I sure hope CBC paid somebody a lot of the taxpayers money to make sure that fewer Canadians now have less access to watching curling on television.


I was wrong; we can get Country Canada here if we sign up for digital cable. And so this morning, we committed ourselves to spend a lot extra over the next few years to get digital cable boxes so we can watch curling. As I said, I was furious. And then I read this from CBCwatch.ca:


... under terms of its licence from the Canadian Radio-television and Telecommunications Commission, Country Canada is permitted to allot only 10 per cent of its broadcasting week to amateur or professional sports. Based on Country Canada's 18-hour day, that equates to 12.6 hours for the week. According to a schedule posted on the CBC's website, it will be more than that, no matter how the nine-day event is sliced into a seven-day period. And that doesn't even account for any extra-end games or tiebreakers.
In other words, the CBC bid taxpayer dollars for something that the regulations will not permit them to show in its entirety.... What a bunch of #%#^%^. The CBC finally figured out how to get around this problem by fobbing off coverage of two of the prime time matches to The Score, the Canadian CTV all-sports network. I haven't been able to find any financial details of the arrangement, but I'll bet the negotiations were amusing.
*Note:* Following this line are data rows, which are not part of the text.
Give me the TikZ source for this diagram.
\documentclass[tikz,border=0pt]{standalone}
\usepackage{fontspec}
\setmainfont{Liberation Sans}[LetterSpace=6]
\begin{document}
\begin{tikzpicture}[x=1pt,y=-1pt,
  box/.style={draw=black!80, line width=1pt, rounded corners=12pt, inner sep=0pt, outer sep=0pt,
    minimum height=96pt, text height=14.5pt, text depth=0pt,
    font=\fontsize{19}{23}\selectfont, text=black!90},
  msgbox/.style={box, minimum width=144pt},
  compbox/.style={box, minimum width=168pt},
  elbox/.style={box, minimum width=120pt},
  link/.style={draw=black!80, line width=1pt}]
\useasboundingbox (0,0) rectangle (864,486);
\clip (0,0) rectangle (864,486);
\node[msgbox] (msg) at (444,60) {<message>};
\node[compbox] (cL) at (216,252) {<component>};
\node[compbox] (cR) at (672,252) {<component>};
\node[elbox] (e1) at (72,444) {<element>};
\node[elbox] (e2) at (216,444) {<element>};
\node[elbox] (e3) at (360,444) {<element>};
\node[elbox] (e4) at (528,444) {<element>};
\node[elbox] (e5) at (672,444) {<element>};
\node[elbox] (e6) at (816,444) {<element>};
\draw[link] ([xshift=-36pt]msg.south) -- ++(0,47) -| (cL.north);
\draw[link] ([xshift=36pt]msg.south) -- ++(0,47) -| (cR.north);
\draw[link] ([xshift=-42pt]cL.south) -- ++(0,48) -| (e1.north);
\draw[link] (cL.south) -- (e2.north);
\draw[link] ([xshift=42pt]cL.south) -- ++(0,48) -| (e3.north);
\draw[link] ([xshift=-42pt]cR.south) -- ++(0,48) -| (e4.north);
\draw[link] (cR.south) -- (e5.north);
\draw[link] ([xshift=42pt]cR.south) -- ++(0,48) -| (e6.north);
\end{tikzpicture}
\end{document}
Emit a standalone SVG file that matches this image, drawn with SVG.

To make matters even more insulting, here are excerpts from the [apparent form letter] response I received from the Curling Association:

...the new television agreement will provide more hours of exposure on the main CBC network than any other sport, amateur or professional, except for NHL Hockey once it returns to arenas around North America.
Yes more on CBC, and a whole lot less in total. I don't see how this sophistry is of any benefit to the Canadian Curling Association.

In the final analysis, the CBC’s proposal was stronger.
How so? Did the CBC hire some executives of the Canadian Curling Association [and/or their relatives] as consultants??
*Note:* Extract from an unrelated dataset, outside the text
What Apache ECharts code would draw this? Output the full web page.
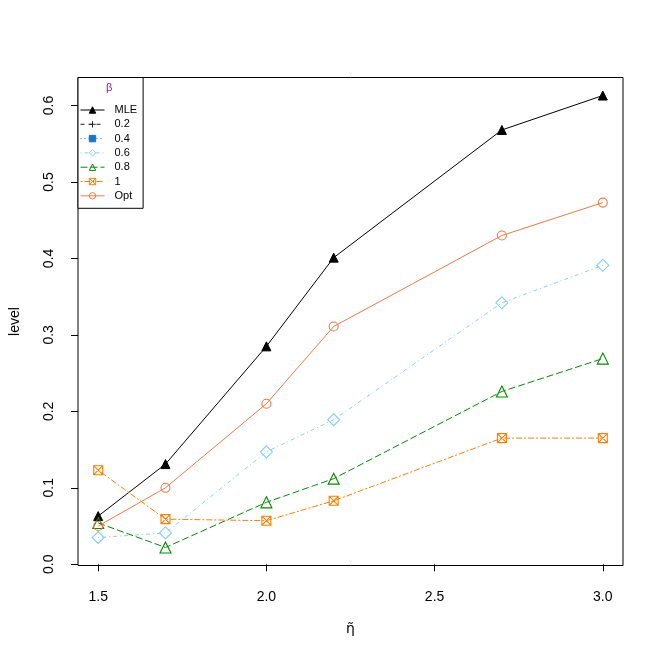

If indeed the CBC offered to pay more than the TSN bid for the broadcast rights, and then all they are doing is making curling fans angry and inhibiting the viewing of the matches, it is time for the Auditor General of Canada to investigate why the CBC is misspending taxpayer dollars in such a frivolous manner.

Most importantly, the CBC is making more live curling coverage more
widely available to more Canadians than ever before.
This is a specious argument. CBC reaches a few more people than TSN because its rebroadcasts and transmitters are subsidized everywhere; and I can readily imagine that considerably fewer will be watching curling during prime time when it is available only on digital or satellite. More people seeing less curling, with considerably less total viewership does not sound like a strong proposal to me.
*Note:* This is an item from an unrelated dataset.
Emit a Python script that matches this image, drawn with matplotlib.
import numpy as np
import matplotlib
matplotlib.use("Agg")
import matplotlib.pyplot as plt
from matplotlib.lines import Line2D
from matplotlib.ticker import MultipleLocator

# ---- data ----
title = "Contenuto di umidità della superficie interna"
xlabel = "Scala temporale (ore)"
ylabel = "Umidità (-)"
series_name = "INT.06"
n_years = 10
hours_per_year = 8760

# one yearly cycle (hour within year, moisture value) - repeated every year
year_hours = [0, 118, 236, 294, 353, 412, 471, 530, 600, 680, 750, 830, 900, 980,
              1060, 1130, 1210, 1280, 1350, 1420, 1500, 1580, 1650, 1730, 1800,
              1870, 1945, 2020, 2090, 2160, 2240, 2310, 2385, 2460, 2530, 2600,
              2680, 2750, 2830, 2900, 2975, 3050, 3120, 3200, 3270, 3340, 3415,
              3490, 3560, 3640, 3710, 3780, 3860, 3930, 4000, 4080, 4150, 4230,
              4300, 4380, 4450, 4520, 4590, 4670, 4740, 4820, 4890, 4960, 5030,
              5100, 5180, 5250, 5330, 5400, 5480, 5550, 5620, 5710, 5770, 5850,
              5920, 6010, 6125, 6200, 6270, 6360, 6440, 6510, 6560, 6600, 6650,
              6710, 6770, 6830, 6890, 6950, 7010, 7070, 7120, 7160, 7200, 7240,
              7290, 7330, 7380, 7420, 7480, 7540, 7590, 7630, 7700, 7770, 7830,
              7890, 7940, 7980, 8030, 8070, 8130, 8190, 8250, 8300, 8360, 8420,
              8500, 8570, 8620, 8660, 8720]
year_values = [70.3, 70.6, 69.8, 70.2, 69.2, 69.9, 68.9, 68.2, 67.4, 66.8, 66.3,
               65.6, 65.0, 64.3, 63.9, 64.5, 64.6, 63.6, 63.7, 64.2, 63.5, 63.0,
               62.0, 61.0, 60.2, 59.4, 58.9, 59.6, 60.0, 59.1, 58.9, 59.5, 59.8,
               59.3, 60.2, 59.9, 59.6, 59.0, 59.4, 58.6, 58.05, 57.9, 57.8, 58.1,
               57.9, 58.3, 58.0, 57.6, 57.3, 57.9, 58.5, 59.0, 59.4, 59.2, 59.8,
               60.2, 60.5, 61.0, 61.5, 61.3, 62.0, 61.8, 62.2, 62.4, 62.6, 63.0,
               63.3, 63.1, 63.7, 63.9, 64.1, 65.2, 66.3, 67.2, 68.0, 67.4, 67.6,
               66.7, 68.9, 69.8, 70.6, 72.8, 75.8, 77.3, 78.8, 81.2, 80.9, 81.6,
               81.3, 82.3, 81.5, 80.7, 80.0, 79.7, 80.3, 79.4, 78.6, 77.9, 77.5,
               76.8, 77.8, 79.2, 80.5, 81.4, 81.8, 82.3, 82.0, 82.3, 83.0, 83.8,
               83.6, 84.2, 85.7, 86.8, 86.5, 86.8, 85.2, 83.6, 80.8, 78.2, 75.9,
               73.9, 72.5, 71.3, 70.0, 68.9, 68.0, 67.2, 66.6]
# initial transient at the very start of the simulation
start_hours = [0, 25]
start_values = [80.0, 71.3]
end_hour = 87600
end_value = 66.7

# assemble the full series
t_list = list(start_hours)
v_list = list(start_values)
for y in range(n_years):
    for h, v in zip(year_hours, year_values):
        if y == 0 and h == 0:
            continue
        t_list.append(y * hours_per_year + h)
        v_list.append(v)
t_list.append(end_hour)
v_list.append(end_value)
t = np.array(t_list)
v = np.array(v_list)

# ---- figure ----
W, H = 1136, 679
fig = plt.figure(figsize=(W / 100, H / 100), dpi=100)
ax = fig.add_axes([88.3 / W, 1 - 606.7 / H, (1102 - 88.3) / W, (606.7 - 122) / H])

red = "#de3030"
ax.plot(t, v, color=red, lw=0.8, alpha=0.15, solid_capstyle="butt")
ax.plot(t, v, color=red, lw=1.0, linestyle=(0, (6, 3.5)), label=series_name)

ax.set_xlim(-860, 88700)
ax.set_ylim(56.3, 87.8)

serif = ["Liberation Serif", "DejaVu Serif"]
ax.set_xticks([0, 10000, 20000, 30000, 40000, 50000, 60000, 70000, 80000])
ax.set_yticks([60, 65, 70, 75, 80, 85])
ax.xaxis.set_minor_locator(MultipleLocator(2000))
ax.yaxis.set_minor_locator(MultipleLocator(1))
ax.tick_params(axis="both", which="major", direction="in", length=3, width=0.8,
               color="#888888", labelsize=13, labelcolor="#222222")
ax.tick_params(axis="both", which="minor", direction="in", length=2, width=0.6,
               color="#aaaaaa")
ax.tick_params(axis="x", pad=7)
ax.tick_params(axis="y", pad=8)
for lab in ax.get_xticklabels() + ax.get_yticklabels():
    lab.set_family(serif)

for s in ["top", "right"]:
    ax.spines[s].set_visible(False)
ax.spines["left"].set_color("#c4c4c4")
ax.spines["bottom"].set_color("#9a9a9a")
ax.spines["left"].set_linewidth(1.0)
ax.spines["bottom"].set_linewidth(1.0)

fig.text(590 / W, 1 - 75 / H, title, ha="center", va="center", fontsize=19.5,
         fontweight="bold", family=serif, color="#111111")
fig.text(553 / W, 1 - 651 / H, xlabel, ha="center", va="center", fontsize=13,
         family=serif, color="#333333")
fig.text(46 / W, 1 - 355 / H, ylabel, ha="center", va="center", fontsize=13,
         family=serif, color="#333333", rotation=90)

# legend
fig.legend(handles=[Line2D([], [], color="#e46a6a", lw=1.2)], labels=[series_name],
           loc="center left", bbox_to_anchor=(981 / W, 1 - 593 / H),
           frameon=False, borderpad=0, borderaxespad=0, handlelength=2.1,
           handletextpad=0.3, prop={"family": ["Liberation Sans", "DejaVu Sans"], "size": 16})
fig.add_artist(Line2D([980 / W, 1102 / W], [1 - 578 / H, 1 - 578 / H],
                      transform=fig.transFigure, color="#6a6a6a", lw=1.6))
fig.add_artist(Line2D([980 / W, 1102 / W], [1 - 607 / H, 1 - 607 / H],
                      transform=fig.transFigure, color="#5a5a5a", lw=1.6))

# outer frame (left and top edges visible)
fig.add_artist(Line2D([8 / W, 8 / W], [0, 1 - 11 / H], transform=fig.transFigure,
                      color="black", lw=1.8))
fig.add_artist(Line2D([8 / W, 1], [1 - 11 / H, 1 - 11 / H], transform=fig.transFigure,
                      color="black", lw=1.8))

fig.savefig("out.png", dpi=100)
Teaming up with CBC means we’re able to deliver world-class curling to
99% of all Canadian households.
This is total nonsense: reaching maybe 1% more households for 50% less air time has to amount to less total viewership. This situation cannot be good for curling in Canada.


Every game is available live and there are no longer any tape delays.
This is just plain wrong, and if that is what the CBC promised, they are in breach of their contract. And by repeating it, the Curling Association is flat-out lying to its fans and correspondents.

So here are some possibilities about what is going on:

  • Maybe someone somewhere is on the take.
  • Maybe the Canadian Curling Association was seriously hornswaggled by the CBC negotiators. If so, the CCA should fire its executive, its lawyers, or both.
  • Maybe the CCA was paid a whole bunch of money by the CBC --- an offer they couldn't refuse. In which case, they should just say so and not lie about it, and
  • Maybe the CBC made such a tremendous offer in order to use curling to promote their new channel. After all, it worked for Fox the first time they obtained an NFL broadcasting contract. The difference is that Fox offers other programming people want to watch.

And if the last option above explains what happened, it is yet another example of how bureaucrats who are spending taxpayer money [directly or indirectly] make decisions that might help expand their bureaucracies but which are truly poor business decisions.